Readings 2

Michel Foucault, in Discipline and Punish, said:

“Just as the ability to read and write and freely communicate gives power to citizens that protects them from the powers of the state, the ability to surveil, to invade the citizens' privacy, gives the state the power to confuse, coerce and control citizens. Uneducated populations cannot rule themselves, but tyrannies can control even educated populations, given sophisticated means of surveillance” (Foucault, 1979: 290).

"We know the principle on which it (Bentham's Panopticon) was based: at the periphery, an annular building; at the centre, a tower; this tower is pierced with wide windows that open onto the inner side of the ring; the peripheric building is divided into cells, each of which extends the whole width of the building; they have two windows, one on the inside, corresponding to the windows of the tower; the other, on the outside, allows the light to cross the cell from one end to the other. All that is needed, then, is to place a supervisor in a central tower and to shut up in each cell a madman, a patient, a condemned man, a worker or a schoolboy.

By the effect of backlighting, one can observe from the tower, standing out precisely against the light, the small captive shadows in the cells of the periphery. They are like so many cages, so many small theatres, in which each actor is alone, perfectly individualized and constantly visible. The panoptic mechanism arranges spatial unities that make it possible to see constantly and to recognize immediately.

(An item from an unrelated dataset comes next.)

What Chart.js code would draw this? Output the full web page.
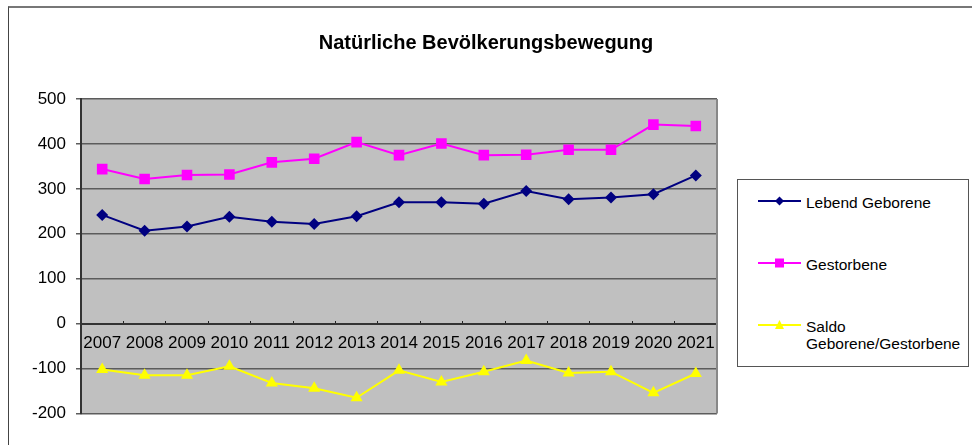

In short, it reverses the principle of the dungeon; or rather of its three functions - to enclose, to deprive of light and to hide - it preserves only the first and eliminates the other two. Full lighting and the eye of a supervisor capture better than darkness, which ultimately protected.

Visibility is a trap."

Source: Discipline and Punish

Is the use of learning platform technology in schools not really about freeing young people in terms of when, where and how they learn, but more about extending teacher and school control beyond the walls of the 9-4 classroom?